Jadell – Gentleman of Leisure
|Jadell||Gentleman of Leisure||Ultimate Dilemma|
A small amount of background is necessary in order to explain how I came across this record. I grew up in a small market town on the Surrey/Hampshire border where record shops were few and far between, and “clubs” tended to be places where drunk people went for a quick fight after the pub.

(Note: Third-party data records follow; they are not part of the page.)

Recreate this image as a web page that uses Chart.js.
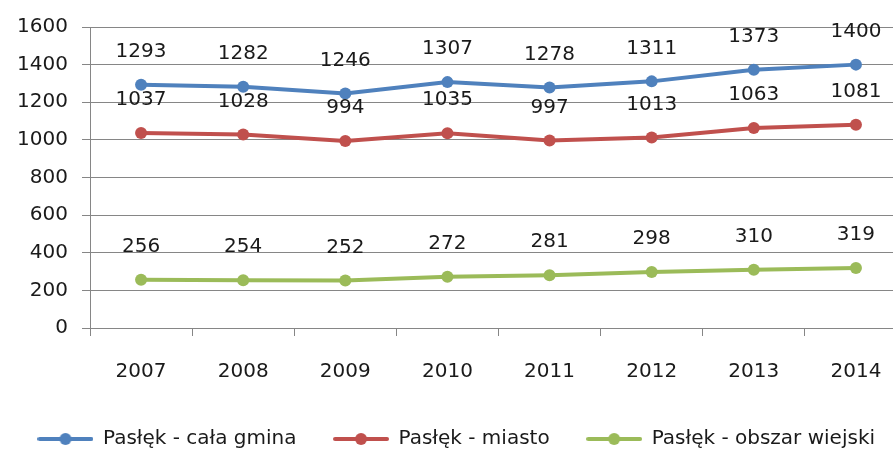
<!DOCTYPE html>
<html>
<head>
<meta charset="utf-8">
<script src="https://cdn.jsdelivr.net/npm/chart.js@4"></script>
<style>
  html, body { margin: 0; padding: 0; background: #fff; overflow: hidden; }
  #wrap { width: 893px; height: 450px; overflow: hidden; }
</style>
</head>
<body>
<div id="wrap"><canvas id="myChart" width="913" height="470"></canvas></div>
<script>
const years = ['2007', '2008', '2009', '2010', '2011', '2012', '2013', '2014'];
const calaGmina = [1293, 1282, 1246, 1307, 1278, 1311, 1373, 1400];
const miasto = [1037, 1028, 994, 1035, 997, 1013, 1063, 1081];
const obszarWiejski = [256, 254, 252, 272, 281, 298, 310, 319];

const FONT = '"DejaVu Sans", sans-serif';

// legend marker: line with a dot in the middle
function marker(color) {
  const c = document.createElement('canvas');
  c.width = 56; c.height = 14;
  const g = c.getContext('2d');
  g.strokeStyle = color; g.lineWidth = 4; g.lineCap = 'round';
  g.beginPath(); g.moveTo(2, 7); g.lineTo(54, 7); g.stroke();
  g.fillStyle = color;
  g.beginPath(); g.arc(28, 7, 6, 0, Math.PI * 2); g.fill();
  return c;
}

const valueLabels = {
  id: 'valueLabels',
  afterDatasetsDraw(chart) {
    const ctx = chart.ctx;
    ctx.save();
    ctx.font = '20px ' + FONT;
    ctx.fillStyle = '#1a1a1a';
    ctx.textAlign = 'center';
    ctx.textBaseline = 'middle';
    chart.data.datasets.forEach((ds, i) => {
      chart.getDatasetMeta(i).data.forEach((pt, j) => {
        ctx.fillText(String(ds.data[j]), pt.x, pt.y - 33);
      });
    });
    ctx.restore();
  }
};

function series(label, data, color) {
  return {
    label: label,
    data: data,
    borderColor: color,
    backgroundColor: color,
    borderWidth: 4,
    pointRadius: 6,
    pointHoverRadius: 6,
    pointBackgroundColor: color,
    pointBorderWidth: 0,
    tension: 0,
    legendMarker: marker(color)
  };
}

const ctx = document.getElementById('myChart');

new Chart(ctx, {
  type: 'line',
  data: {
    labels: years,
    datasets: [
      series('Pasłęk - cała gmina', calaGmina, '#4f81bd'),
      series('Pasłęk - miasto', miasto, '#c0504d'),
      series('Pasłęk - obszar wiejski', obszarWiejski, '#9bbb59')
    ]
  },
  plugins: [valueLabels],
  options: {
    responsive: false,
    animation: false,
    layout: { padding: { top: 27, left: 0, right: 0, bottom: 11 } },
    plugins: {
      tooltip: { enabled: false },
      legend: {
        position: 'bottom',
        labels: {
          font: { family: FONT, size: 20 },
          color: '#1a1a1a',
          usePointStyle: true,
          pointStyleWidth: 55,
          padding: 37,
          generateLabels(chart) {
            return chart.data.datasets.map((ds, i) => ({
              text: ds.label,
              pointStyle: ds.legendMarker,
              fillStyle: ds.borderColor,
              strokeStyle: ds.borderColor,
              lineWidth: 0,
              fontColor: '#1a1a1a',
              datasetIndex: i
            }));
          }
        }
      }
    },
    scales: {
      x: {
        offset: true,
        afterFit(scale) { scale.height = 64; },
        grid: { offset: true, drawOnChartArea: false, drawTicks: true, tickLength: 8, color: '#868686' },
        border: { color: '#868686', width: 1 },
        ticks: { font: { family: FONT, size: 20 }, color: '#1a1a1a', padding: 24, maxRotation: 0 }
      },
      y: {
        min: 0,
        max: 1600,
        afterFit(scale) { scale.width = 90; },
        grid: { color: '#868686', tickLength: 8 },
        border: { color: '#868686', width: 1 },
        ticks: {
          stepSize: 200,
          font: { family: FONT, size: 20 },
          color: '#1a1a1a',
          padding: 14,
          callback: (v) => String(v)
        }
      }
    }
  }
});
</script>
</body>
</html>
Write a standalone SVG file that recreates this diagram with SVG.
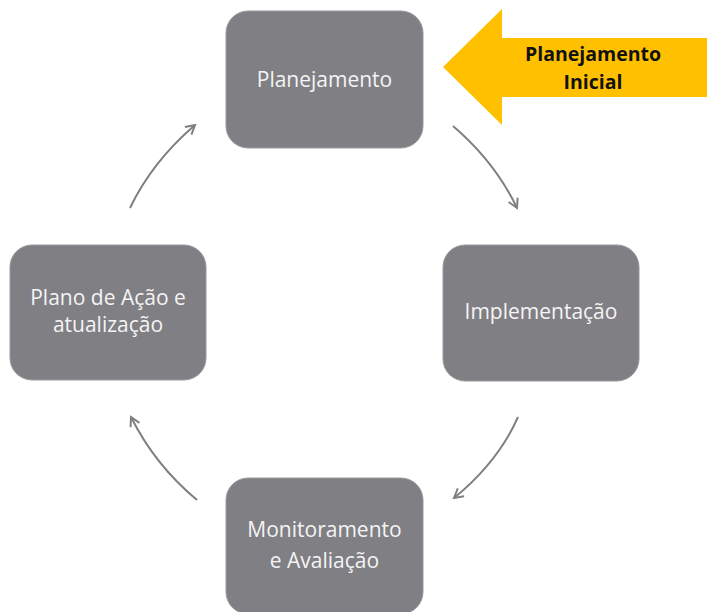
<svg xmlns="http://www.w3.org/2000/svg" width="707" height="612" viewBox="0 0 707 612">
<style>
.box{fill:#807f84;stroke:#9a999d;stroke-width:1}
.lbl{font-family:"Open Sans","Noto Sans",sans-serif;font-size:21px;fill:#f4f4f4;text-anchor:middle}
.call{font-family:"Open Sans","Noto Sans",sans-serif;font-size:19.5px;font-weight:bold;fill:#111;text-anchor:middle}
.con{fill:none;stroke:#7f7f82;stroke-width:2}
</style>
<defs>
<marker id="ah" viewBox="0 0 12 12" refX="10" refY="6" markerWidth="12" markerHeight="12" markerUnits="userSpaceOnUse" orient="auto">
<path d="M1,1 L10,6 L1,11" fill="none" stroke="#7f7f82" stroke-width="2" stroke-linejoin="miter"/>
</marker>
</defs>
<rect width="707" height="612" fill="#fff"/>
<g id="callout">
<polygon points="443,67 502,9 502,38 707,38 707,97 502,97 502,125" fill="#ffc000"/>
<text class="call" x="593" y="61">Planejamento</text>
<text class="call" x="593" y="89">Inicial</text>
</g>
<g id="connectors">
<path class="con" d="M453,126 Q495,162 517,208" marker-end="url(#ah)"/>
<path class="con" d="M518,417 Q498,462 454,498" marker-end="url(#ah)"/>
<path class="con" d="M197,500 Q155,465 131,417" marker-end="url(#ah)"/>
<path class="con" d="M130,208 Q152,162 195,125" marker-end="url(#ah)"/>
</g>
<g id="planejamento">
<rect class="box" x="226" y="11" width="197" height="137" rx="22"/>
<text class="lbl" x="324.5" y="87">Planejamento</text>
</g>
<g id="implementacao">
<rect class="box" x="443" y="245" width="196" height="136" rx="22"/>
<text class="lbl" x="541" y="319">Implementação</text>
</g>
<g id="monitoramento">
<rect class="box" x="226" y="478" width="197" height="136" rx="22"/>
<text class="lbl" x="324.5" y="537">Monitoramento</text>
<text class="lbl" x="324.5" y="568">e Avaliação</text>
</g>
<g id="plano">
<rect class="box" x="10" y="245" width="196" height="135" rx="22"/>
<text class="lbl" x="108" y="305">Plano de Ação e</text>
<text class="lbl" x="108" y="332">atualização</text>
</g>
</svg>
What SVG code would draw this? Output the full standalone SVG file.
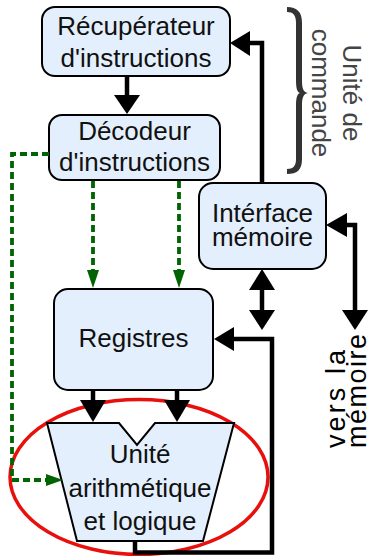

Consequently, I don’t have anything like the pedigree of the other contributors here when it comes to regular attendance at respected nights or formative days spent in record shops. For me, new music discovery was all about the mixtape, and mainly ones with handwritten labels. So I was pretty excited when I saw this free B-Boy 2000 mix on the front of Ministry Magazine in a local petrol station in 2000. This would have been shortly after moving home after University in Birmingham. I was familiar with Touche as one half of production duo The Wiseguys, and already had The Antidote on vinyl at the time, but as much as I loved that album, much of it had, in my view, strayed into predictable territory, with samples repeated endlessly as a chorus, as was the way with a lot of big beat and breakbeat stuff kicking around at that time. I was always more interested to hear what guys like this would play in a DJ set, freed from the limitations of their own production techniques, and in my view providing a more accurate picture of their ear for music.

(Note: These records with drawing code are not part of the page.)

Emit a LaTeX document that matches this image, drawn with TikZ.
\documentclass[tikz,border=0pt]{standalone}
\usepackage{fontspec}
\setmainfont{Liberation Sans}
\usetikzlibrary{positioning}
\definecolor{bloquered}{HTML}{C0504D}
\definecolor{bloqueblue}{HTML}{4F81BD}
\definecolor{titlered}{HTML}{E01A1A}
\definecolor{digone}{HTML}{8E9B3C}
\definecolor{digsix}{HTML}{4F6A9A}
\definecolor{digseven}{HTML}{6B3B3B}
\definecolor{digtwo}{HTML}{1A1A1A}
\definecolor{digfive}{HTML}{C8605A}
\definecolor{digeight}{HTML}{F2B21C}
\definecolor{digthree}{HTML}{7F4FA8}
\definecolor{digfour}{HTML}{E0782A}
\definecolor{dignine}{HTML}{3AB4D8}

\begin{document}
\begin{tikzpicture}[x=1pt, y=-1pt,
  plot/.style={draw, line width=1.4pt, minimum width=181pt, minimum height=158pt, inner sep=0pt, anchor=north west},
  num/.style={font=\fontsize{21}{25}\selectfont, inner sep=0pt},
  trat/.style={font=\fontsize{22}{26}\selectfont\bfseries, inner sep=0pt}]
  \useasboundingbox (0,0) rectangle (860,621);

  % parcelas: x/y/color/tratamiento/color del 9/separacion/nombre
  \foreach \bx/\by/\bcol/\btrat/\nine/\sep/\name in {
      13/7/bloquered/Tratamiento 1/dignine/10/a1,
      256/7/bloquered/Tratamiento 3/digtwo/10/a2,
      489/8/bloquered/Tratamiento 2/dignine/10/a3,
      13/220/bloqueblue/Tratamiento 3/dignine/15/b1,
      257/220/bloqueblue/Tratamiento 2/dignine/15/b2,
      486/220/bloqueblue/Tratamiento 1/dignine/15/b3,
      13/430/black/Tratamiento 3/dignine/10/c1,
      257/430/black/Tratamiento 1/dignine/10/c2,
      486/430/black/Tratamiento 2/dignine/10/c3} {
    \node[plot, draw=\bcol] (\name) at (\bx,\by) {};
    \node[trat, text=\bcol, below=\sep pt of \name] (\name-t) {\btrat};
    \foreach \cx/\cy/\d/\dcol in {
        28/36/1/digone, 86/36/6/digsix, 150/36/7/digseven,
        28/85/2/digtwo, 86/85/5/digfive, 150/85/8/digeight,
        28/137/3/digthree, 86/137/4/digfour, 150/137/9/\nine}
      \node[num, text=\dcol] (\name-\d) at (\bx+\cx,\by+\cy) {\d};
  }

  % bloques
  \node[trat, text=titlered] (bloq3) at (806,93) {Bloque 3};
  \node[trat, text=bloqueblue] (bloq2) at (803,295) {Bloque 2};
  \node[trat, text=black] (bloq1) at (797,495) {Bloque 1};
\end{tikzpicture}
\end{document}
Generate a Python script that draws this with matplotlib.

The Touche mix became a regular, on-repeat in my first post-university car, a 1989 Golf GTI Mark 2 in silver which to this day remains my favourite car of all time. Although frustratingly short, the mix had a number of tunes on it which demanded to be played extremely loudly through the 6×9 Infiniti speakers in the back of the Golf. “Mother Otherness” by Jadell appears at track two of the CD, dropped in after a busy, sample-heavy Bronx Dogs track and offering a slice of more minimal, organic-sounding breaks. The track has this distinctive vintage feel to it due to a regal sounding horn section and a rolling baseline which gives you the distinct impression of going downhill and to me, is a great set up tune for what’s to follow. It is only played for 2 mins on the mix before giving way to another Jadell track, “Can you hear me” which has an upbeat, b-boy party vibe to it, and then dropping into an uncredited remix of Space Raiders, [I need the] Disco Doktor which has a kick drum-heavy beat and a feel-good baseline which would make the windows shake. Along with an exclusive mix of B-Boy ’84 by The Wiseguys themselves which appears at track 6 of the mix, these four tunes are the standout tracks of this 8 track mix, and very probably all lost records.
Needless to say, I looked for all these records on vinyl at the time, although without the range of resources available on the internet now. I found “Mother Otherness” and “Can you hear me” by Jadell on this album called Gentleman of Leisure and ordered it immediately. I can’t remember exactly how long had elapsed, but I know I only found it sometime after the Touche mix was released, like maybe a year later. Given it seemed like an album you had to be looking for to find, it’s no real surprise to find it’s not on Spotify now. Sadly both tunes were on the same piece of vinyl in the 2 disk album which meant I was unable to emulate the mix by Touche, but Interestingly “Can you hear me” appears to have been omitted completely from the CD release of the album so I’m glad I got the vinyl because for my money (and Touche’s) it’s one of the more dancefloor rockin tunes on the LP. Overall the album has a nice mixture of up and down tempo funky stuff and even a bit of electro, which wasn’t really what I was after at the time but I’m noticing now on replaying the album.
Digging this record out of my collection now, the sleeve is extremely well-thumbed as it was a regular in my bag as well as being one I’d put on to listen to. I love the album artwork, which is simple and obviously quite cheap but manages to portray a kind of light-hearted vintage cool vibe which you could argue is also present in the music itself. Strangely, I’m only now getting around to listening to Jadell’s follow up album “How do I do” released a year later which and has made it onto Spotify, but it seems to show a clear development in the artist’s production technique. I was always surprised Jadell wasn’t better known and so sad to say, I think this qualifies as a lost record.